- Dataset section
## START

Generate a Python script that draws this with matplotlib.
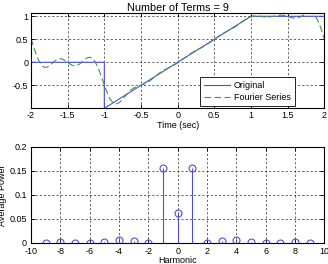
import numpy as np
import matplotlib
matplotlib.use("Agg")
import matplotlib.pyplot as plt

plt.rcParams['font.family'] = ['Liberation Sans', 'DejaVu Sans']
plt.rcParams['font.size'] = 6.5

# Original signal breakpoints (one period)
orig_t = [-2, -1, -1, 1, 2]
orig_x = [0, 0, -1, 1, 1]

# Fourier coefficients c_n (n = 0..9), real and imaginary parts
n_pos = [0, 1, 2, 3, 4, 5, 6, 7, 8, 9]
c_re = [0.25, -0.15915, 0.0, 0.05305, 0.0, -0.03183, 0.0, 0.02274, 0.0, -0.017684]
c_im = [0.0, -0.36180, 0.0, -0.03054, 0.07958, -0.03994, 0.0, -0.018601, 0.03979, -0.020186]
period = 4.0

# Average power per harmonic (n = -9..9)
harmonics = list(range(-9, 10))
power = [0.00072, 0.00158, 0.00086, 0.0, 0.00261, 0.00633, 0.00375, 0.0, 0.1562, 0.0625,
         0.1562, 0.0, 0.00375, 0.00633, 0.00261, 0.0, 0.00086, 0.00158, 0.00072]

t = np.linspace(-2, 2, 801)
w0 = 2 * np.pi / period
fs = np.full_like(t, c_re[0])
for n, a, b in zip(n_pos[1:], c_re[1:], c_im[1:]):
    fs += 2 * (a * np.cos(n * w0 * t) - b * np.sin(n * w0 * t))

fig = plt.figure(figsize=(3.28, 2.64), dpi=100)
W, H = 328, 264
ax1 = fig.add_axes([31 / W, 1 - 108.3 / H, 293.3 / W, 95 / H])
ax2 = fig.add_axes([31 / W, 1 - 243 / H, 293.3 / W, 96 / H])

blue = '#4f4fd6'
green = '#3f963f'
grid_kw = dict(color='#222222', linestyle=(0, (3, 3)), linewidth=0.5)

ax1.plot(orig_t, orig_x, color=blue, lw=0.8, label='Original')
ax1.plot(t, fs, color=green, lw=0.8, ls=(0, (6, 3)), label='Fourier Series')
ax1.set_xlim(-2, 2)
ax1.set_ylim(-1, 1.065)
ax1.set_xticks([-2, -1.5, -1, -0.5, 0, 0.5, 1, 1.5, 2])
ax1.set_xticklabels(['-2', '-1.5', '-1', '-0.5', '0', '0.5', '1', '1.5', '2'])
ax1.set_yticks([-0.5, 0, 0.5, 1])
ax1.set_yticklabels(['-0.5', '0', '0.5', '1'])
ax1.grid(True, **grid_kw)
ax1.set_title('Number of Terms = 9', pad=2)
ax1.set_xlabel('Time (sec)', labelpad=1)
leg = ax1.legend(loc='lower right', bbox_to_anchor=(0.900, 0.024), borderaxespad=0,
                 fancybox=False, edgecolor='black', framealpha=1,
                 handlelength=2.9, handletextpad=0.45, labelspacing=0.35,
                 borderpad=0.45)
leg.get_frame().set_linewidth(0.6)

ml, sl, bl = ax2.stem(harmonics, power, basefmt=' ')
plt.setp(sl, color=blue, lw=0.8)
plt.setp(ml, markerfacecolor='none', markeredgecolor=blue, markersize=5, markeredgewidth=0.8)
ax2.set_xlim(-10, 10)
ax2.set_ylim(0, 0.2)
ax2.set_xticks(range(-10, 11, 2))
ax2.set_xticklabels([str(v) for v in range(-10, 11, 2)])
ax2.set_yticks([0, 0.05, 0.1, 0.15, 0.2])
ax2.set_yticklabels(['0', '0.05', '0.1', '0.15', '0.2'])
ax2.grid(True, **grid_kw)
ax2.set_xlabel('Harmonic', labelpad=0)
ax2.set_ylabel('Average Power', labelpad=2)

for ax in (ax1, ax2):
    ax.tick_params(direction='in', length=3, width=0.6, pad=2, top=True, right=True)
    for s in ax.spines.values():
        s.set_linewidth(0.8)
    ax.set_axisbelow(True)
ax2.tick_params(axis='x', pad=3)
ax2.tick_params(axis='y', pad=3)

fig.savefig('out.png', dpi=100)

## END

- Instruction
Please extract exactly the lines of the data, from the first through the line containing "orig_x = [0, 0, -1, 1, 1]", and add no pictures to the copy.

- Finished exercise
Generate a Python script that draws this with matplotlib.
import numpy as np
import matplotlib
matplotlib.use("Agg")
import matplotlib.pyplot as plt

plt.rcParams['font.family'] = ['Liberation Sans', 'DejaVu Sans']
plt.rcParams['font.size'] = 6.5

# Original signal breakpoints (one period)
orig_t = [-2, -1, -1, 1, 2]
orig_x = [0, 0, -1, 1, 1]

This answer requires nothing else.